§ Task goal:
From the first line of the data below, copy each line up to the one containing "const mobTopHolesHigh = [null, 0.039, 0.106, 0.18];", and include that line too.

§ Dataset content:
# # # # #

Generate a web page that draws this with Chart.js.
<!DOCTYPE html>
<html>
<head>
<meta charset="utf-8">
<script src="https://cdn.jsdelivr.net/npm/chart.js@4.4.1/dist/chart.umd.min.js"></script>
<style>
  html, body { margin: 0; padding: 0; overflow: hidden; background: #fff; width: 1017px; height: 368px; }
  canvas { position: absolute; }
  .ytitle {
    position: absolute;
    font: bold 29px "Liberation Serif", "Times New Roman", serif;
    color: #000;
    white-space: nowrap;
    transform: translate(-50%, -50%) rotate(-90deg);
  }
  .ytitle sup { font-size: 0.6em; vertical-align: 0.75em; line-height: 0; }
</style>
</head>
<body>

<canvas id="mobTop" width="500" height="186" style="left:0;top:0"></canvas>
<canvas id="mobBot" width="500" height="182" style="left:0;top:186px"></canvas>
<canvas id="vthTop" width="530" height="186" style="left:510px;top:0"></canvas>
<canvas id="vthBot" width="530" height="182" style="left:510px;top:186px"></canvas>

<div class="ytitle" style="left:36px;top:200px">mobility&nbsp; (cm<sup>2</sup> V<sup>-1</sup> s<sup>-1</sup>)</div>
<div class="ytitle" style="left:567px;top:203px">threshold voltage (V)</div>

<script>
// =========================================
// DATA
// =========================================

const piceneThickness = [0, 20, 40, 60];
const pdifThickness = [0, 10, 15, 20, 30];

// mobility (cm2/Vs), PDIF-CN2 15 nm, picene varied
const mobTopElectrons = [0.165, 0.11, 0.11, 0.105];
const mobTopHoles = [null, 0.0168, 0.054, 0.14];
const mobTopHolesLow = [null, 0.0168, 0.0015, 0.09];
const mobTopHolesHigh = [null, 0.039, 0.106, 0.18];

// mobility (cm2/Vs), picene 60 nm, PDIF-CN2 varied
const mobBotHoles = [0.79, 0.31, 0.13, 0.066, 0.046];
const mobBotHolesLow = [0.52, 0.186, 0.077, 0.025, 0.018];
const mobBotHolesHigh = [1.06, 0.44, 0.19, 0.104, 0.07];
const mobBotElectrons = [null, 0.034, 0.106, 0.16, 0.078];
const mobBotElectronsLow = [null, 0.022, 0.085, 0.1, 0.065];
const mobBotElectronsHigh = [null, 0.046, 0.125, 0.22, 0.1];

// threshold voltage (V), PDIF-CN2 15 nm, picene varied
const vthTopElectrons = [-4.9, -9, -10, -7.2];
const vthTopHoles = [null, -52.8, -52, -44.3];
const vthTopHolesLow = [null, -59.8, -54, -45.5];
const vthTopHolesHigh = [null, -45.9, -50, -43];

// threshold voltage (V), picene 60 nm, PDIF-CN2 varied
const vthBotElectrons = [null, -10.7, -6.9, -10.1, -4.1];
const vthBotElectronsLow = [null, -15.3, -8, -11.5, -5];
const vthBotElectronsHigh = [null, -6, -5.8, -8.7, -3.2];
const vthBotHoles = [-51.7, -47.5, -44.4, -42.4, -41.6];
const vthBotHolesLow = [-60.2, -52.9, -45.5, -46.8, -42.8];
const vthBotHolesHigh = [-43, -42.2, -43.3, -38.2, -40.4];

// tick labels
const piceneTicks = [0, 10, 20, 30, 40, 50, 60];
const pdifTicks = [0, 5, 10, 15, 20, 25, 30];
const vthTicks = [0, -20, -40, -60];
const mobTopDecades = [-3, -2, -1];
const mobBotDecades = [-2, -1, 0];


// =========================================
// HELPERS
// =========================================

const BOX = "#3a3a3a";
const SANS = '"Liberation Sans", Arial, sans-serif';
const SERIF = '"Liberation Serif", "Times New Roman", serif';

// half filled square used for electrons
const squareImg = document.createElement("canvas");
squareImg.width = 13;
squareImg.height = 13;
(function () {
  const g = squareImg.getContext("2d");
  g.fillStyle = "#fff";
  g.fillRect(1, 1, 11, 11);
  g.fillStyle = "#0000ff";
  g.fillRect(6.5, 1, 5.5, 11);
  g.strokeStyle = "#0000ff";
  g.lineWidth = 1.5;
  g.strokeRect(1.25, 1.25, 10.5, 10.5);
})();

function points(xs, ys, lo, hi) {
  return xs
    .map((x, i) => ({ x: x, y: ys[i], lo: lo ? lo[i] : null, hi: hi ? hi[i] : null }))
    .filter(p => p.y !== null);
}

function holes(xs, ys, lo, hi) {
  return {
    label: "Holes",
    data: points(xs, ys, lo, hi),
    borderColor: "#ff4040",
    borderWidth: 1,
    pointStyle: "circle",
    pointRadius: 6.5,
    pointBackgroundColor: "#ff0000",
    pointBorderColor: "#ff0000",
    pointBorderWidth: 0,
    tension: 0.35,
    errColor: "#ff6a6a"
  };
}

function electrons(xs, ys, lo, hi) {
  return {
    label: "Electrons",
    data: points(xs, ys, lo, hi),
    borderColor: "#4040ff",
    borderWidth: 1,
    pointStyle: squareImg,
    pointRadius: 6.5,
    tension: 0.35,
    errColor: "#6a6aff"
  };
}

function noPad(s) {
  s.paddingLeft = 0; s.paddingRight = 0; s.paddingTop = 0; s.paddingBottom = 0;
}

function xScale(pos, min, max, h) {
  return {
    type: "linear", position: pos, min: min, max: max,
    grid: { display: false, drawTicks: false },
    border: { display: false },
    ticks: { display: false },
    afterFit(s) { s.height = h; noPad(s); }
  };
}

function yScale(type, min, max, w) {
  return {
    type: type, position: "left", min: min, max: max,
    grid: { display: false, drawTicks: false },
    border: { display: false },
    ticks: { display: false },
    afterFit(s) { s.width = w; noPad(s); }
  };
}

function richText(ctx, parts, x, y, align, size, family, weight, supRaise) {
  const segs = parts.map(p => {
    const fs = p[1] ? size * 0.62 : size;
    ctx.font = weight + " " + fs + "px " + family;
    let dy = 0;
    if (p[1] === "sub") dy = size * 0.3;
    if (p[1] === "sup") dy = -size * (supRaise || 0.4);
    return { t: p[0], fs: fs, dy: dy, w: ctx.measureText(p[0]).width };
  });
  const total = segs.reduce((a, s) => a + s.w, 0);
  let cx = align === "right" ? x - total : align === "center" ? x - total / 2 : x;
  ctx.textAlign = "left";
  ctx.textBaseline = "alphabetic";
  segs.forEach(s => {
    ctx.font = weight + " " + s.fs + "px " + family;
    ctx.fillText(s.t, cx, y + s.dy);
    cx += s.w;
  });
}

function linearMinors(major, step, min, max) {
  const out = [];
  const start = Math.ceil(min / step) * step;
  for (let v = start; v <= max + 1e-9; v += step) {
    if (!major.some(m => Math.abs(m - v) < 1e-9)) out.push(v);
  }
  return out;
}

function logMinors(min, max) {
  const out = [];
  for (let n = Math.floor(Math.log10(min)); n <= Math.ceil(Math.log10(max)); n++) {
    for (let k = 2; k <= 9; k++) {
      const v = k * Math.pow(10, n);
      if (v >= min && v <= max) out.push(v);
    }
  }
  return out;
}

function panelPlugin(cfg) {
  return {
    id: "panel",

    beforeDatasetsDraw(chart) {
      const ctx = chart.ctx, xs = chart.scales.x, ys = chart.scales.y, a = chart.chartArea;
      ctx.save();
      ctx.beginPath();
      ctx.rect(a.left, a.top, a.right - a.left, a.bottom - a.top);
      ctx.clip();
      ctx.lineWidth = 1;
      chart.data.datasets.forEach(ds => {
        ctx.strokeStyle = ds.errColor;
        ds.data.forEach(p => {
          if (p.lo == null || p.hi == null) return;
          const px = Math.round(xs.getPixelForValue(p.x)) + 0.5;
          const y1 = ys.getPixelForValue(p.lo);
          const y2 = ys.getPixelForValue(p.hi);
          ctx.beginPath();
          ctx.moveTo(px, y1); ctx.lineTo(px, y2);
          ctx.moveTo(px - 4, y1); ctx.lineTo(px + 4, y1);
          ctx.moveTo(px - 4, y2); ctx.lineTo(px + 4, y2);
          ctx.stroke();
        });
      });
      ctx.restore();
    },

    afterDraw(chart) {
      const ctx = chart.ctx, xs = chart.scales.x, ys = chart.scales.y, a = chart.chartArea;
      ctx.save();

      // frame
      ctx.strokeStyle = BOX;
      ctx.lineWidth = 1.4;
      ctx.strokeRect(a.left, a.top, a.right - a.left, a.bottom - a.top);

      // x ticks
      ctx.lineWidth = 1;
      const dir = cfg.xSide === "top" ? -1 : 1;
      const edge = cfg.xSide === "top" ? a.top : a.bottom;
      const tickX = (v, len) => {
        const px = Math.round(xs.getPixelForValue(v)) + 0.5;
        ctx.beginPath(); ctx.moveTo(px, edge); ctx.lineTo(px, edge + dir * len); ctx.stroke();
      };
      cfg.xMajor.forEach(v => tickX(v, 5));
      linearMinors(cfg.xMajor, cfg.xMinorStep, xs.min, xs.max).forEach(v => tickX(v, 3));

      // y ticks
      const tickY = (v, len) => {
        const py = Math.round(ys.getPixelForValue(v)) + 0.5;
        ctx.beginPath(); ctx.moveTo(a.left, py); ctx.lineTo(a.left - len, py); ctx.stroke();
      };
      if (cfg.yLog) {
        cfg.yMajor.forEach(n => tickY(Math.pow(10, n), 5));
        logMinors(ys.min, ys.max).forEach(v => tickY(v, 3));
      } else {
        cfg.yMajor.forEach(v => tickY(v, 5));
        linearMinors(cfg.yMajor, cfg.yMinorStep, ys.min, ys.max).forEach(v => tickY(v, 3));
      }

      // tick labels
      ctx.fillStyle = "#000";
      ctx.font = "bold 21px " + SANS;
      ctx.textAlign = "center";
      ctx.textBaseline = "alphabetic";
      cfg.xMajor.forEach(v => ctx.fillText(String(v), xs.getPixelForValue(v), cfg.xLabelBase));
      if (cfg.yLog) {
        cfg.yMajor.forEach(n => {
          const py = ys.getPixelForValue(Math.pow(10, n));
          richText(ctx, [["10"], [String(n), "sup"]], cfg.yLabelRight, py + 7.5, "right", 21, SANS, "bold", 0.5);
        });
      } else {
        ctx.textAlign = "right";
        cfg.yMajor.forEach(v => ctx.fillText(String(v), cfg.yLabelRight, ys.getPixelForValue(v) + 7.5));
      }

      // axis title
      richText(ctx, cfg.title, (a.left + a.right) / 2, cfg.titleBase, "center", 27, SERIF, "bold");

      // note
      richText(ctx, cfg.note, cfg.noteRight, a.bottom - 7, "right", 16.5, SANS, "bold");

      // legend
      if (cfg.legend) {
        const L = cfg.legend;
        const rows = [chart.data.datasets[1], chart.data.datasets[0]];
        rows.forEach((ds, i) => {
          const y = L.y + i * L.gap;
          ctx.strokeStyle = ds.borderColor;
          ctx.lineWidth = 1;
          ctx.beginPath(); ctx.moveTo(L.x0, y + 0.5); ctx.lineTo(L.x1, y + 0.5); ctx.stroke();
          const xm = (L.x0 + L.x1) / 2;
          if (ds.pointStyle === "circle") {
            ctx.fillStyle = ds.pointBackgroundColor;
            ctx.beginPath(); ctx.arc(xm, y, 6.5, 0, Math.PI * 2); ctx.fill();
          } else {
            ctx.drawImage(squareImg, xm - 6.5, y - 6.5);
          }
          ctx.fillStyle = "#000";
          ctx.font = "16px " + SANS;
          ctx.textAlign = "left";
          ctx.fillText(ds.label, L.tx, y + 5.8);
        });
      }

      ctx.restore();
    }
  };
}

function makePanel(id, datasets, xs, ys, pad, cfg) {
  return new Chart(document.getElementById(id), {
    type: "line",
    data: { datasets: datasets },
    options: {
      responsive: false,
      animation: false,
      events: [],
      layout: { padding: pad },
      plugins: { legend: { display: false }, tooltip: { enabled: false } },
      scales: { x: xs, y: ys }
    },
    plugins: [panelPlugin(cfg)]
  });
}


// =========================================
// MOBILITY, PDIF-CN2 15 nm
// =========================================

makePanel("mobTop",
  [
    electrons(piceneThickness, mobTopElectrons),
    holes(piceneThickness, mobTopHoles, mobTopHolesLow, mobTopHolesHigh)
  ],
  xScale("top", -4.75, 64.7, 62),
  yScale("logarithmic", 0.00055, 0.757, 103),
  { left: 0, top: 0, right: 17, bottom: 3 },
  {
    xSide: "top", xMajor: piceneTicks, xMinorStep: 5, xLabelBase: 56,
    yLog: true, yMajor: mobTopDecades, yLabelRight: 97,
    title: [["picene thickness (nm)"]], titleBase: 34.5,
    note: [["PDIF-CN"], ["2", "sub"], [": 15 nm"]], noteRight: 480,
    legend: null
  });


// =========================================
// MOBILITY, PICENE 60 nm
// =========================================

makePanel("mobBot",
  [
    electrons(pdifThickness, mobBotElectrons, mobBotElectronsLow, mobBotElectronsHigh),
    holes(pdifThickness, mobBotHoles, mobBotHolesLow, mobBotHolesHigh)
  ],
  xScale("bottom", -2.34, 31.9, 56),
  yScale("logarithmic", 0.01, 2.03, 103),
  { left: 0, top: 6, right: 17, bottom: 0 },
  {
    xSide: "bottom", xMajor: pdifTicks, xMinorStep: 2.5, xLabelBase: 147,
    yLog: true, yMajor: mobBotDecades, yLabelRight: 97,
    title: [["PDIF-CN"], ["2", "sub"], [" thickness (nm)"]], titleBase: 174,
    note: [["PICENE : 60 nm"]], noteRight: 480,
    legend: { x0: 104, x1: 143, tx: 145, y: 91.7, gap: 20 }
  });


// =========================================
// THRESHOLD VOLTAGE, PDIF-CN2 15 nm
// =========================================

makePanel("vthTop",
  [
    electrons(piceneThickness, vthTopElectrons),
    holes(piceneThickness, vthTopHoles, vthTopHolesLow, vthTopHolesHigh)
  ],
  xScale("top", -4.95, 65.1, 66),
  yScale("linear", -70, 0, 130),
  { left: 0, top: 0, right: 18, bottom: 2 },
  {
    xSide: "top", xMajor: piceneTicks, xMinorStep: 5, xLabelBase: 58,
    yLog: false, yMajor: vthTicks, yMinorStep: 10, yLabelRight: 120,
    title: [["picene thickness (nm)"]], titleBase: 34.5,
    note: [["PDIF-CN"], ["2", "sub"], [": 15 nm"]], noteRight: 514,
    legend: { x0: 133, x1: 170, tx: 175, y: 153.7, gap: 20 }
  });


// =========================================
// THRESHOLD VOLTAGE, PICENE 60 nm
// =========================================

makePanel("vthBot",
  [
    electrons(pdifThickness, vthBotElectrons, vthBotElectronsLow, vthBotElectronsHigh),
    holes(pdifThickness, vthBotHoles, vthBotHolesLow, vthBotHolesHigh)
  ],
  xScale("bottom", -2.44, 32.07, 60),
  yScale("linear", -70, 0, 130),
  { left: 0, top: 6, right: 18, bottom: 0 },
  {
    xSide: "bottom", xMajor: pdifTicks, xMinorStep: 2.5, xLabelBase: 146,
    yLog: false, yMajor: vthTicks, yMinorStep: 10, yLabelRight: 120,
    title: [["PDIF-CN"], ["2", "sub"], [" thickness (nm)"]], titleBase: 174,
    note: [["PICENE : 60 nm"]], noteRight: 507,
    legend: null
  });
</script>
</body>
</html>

# # # # #

§ Response below:
Generate a web page that draws this with Chart.js.
<!DOCTYPE html>
<html>
<head>
<meta charset="utf-8">
<script src="https://cdn.jsdelivr.net/npm/chart.js@4.4.1/dist/chart.umd.min.js"></script>
<style>
  html, body { margin: 0; padding: 0; overflow: hidden; background: #fff; width: 1017px; height: 368px; }
  canvas { position: absolute; }
  .ytitle {
    position: absolute;
    font: bold 29px "Liberation Serif", "Times New Roman", serif;
    color: #000;
    white-space: nowrap;
    transform: translate(-50%, -50%) rotate(-90deg);
  }
  .ytitle sup { font-size: 0.6em; vertical-align: 0.75em; line-height: 0; }
</style>
</head>
<body>

<canvas id="mobTop" width="500" height="186" style="left:0;top:0"></canvas>
<canvas id="mobBot" width="500" height="182" style="left:0;top:186px"></canvas>
<canvas id="vthTop" width="530" height="186" style="left:510px;top:0"></canvas>
<canvas id="vthBot" width="530" height="182" style="left:510px;top:186px"></canvas>

<div class="ytitle" style="left:36px;top:200px">mobility&nbsp; (cm<sup>2</sup> V<sup>-1</sup> s<sup>-1</sup>)</div>
<div class="ytitle" style="left:567px;top:203px">threshold voltage (V)</div>

<script>
// =========================================
// DATA
// =========================================

const piceneThickness = [0, 20, 40, 60];
const pdifThickness = [0, 10, 15, 20, 30];

// mobility (cm2/Vs), PDIF-CN2 15 nm, picene varied
const mobTopElectrons = [0.165, 0.11, 0.11, 0.105];
const mobTopHoles = [null, 0.0168, 0.054, 0.14];
const mobTopHolesLow = [null, 0.0168, 0.0015, 0.09];
const mobTopHolesHigh = [null, 0.039, 0.106, 0.18];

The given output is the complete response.